Pour s’entraider, les femmes-vigiles ont mis sur pied, plusieurs associations. C’est le cas dans l’entreprise qui emploie K.R. et K.A. Les dix femmes que compte l’entreprise, avaient instauré une sorte de tontine pour s’entraider. Mais, compte tenu des arriérés de salaire qu’elles ont dans leur entreprise, les cotisations ne se font pas normalement. Dans la société de gardiennage où exerce Silué Pauline, c’est une mutuelle de solidarité qui a été mise sur pied. Sa paie lui permet de faire face aux cotisations à effectuer dans le cadre de la mutuelle.

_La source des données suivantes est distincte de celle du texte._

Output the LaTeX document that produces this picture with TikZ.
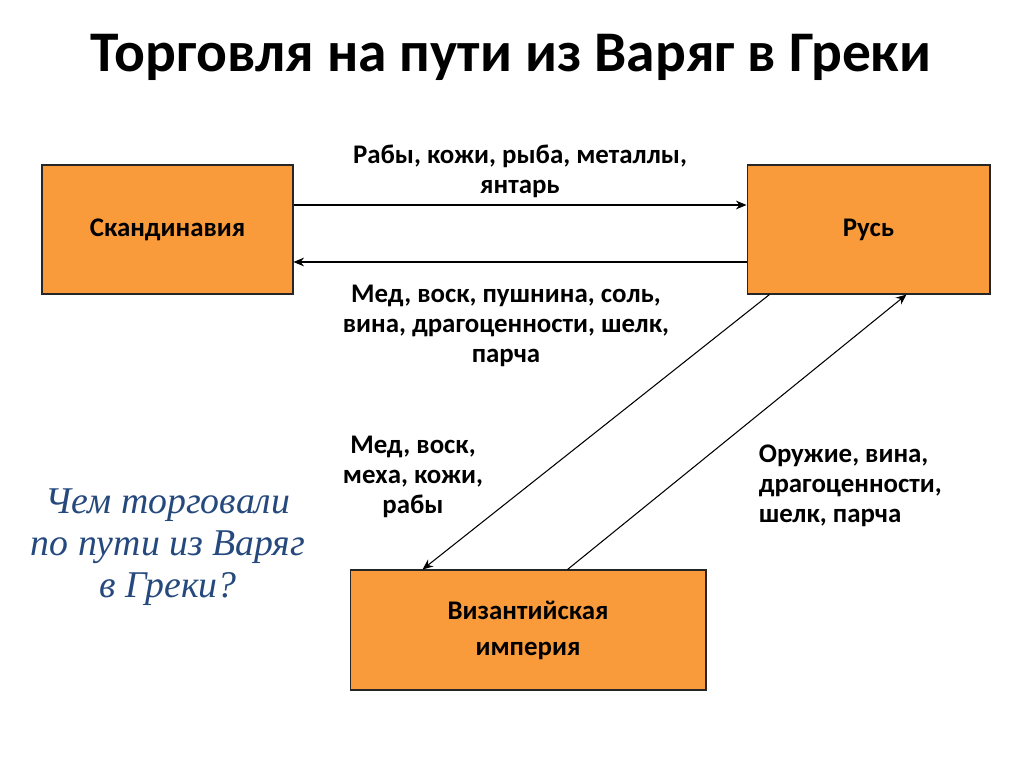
\documentclass[tikz,border=0pt]{standalone}
\usepackage{fontspec}
\setmainfont{Carlito}
\newfontfamily\askfont{Liberation Serif}
\usetikzlibrary{arrows.meta,positioning,calc}
\definecolor{boxorange}{RGB}{249,155,58}
\definecolor{askblue}{RGB}{38,73,125}
\tikzset{
    block/.style = {draw=black!85, fill=boxorange, rectangle, line width=0.6pt, minimum height=2.58cm, align=center, font=\bfseries\fontsize{15.3}{20.5}\selectfont},
    goods/.style = {align=center, font=\bfseries\fontsize{15.3}{17}\selectfont, inner sep=2pt},
    flow/.style = {-{Stealth[length=6pt,width=5pt]}, line width=0.6pt},
}
\begin{document}
\begin{tikzpicture}[x=0.02cm, y=-0.02cm]
    \useasboundingbox (0,0) rectangle (1024,767);
    \node[font=\bfseries\fontsize{32.7}{38}\selectfont] (title) at (511,57) {Торговля на пути из Варяг в Греки};

    \node[block, minimum width=5.02cm] (scand) at (167.5,229.5) {Скандинавия};
    \node[block, minimum width=4.86cm] (rus) at (868.5,229.5) {Русь};
    \node[block, minimum width=7.12cm, minimum height=2.4cm] (byz) at (528,630) {Византийская\\империя};

    \draw[flow] ($(scand.east)+(0,-24.5)$) -- node[goods, above, yshift=2pt] (toRus) {Рабы, кожи, рыба, металлы,\\янтарь} ($(rus.west)+(0,-24.5)$);
    \draw[flow] ($(rus.west)+(0,32.5)$) -- node[goods, below, xshift=-0.28cm, yshift=-11pt] (toScand) {Мед, воск, пушнина, соль,\\вина, драгоценности, шелк,\\парча} ($(scand.east)+(0,32.5)$);
    \draw[flow] ($(rus.south west)+(23,0)$) -- ($(byz.north west)+(73,0)$);
    \draw[flow] ($(byz.north west)+(218,0)$) -- ($(rus.south west)+(160,0)$);

    \node[goods] (toByz) at (413,477) {Мед, воск,\\меха, кожи,\\рабы};
    \node[goods, align=left, anchor=west] (fromByz) at (755,486) {Оружие, вина,\\драгоценности,\\шелк, парча};

    \node[align=center, text=askblue, font=\askfont\itshape\fontsize{21.5}{24}\selectfont] (ask) at (168,547) {Чем торговали\\по пути из Варяг\\в Греки?};
\end{tikzpicture}
\end{document}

Des trois femmes que nous avons interrogées, seule Silué Pauline assure que l’entreprise qui l’emploie, peut lui garantir de quoi assurer sa retraite grâce à la pension, fruit de ce qu’elle aura cotisé durant ses années de travail. K.R. et K.A., quant à elles, n’ont pas connaissance qu’elles ont droit à ce privilège. « Nous, nous voulons seulement entrer en possession de nos quatre mois de salaire. Nous pourrons faire autre chose avec cet argent », plaident-elles. Visiblement déçues de la galère qu’elles y vivent, elles ne veulent plus faire ce métier. Partagées entre le désir de partir et la peur de ne plus entrer en possession de leur dû, si elles décident d’arrêter, elles cherchent comment sortir de ce gouffre.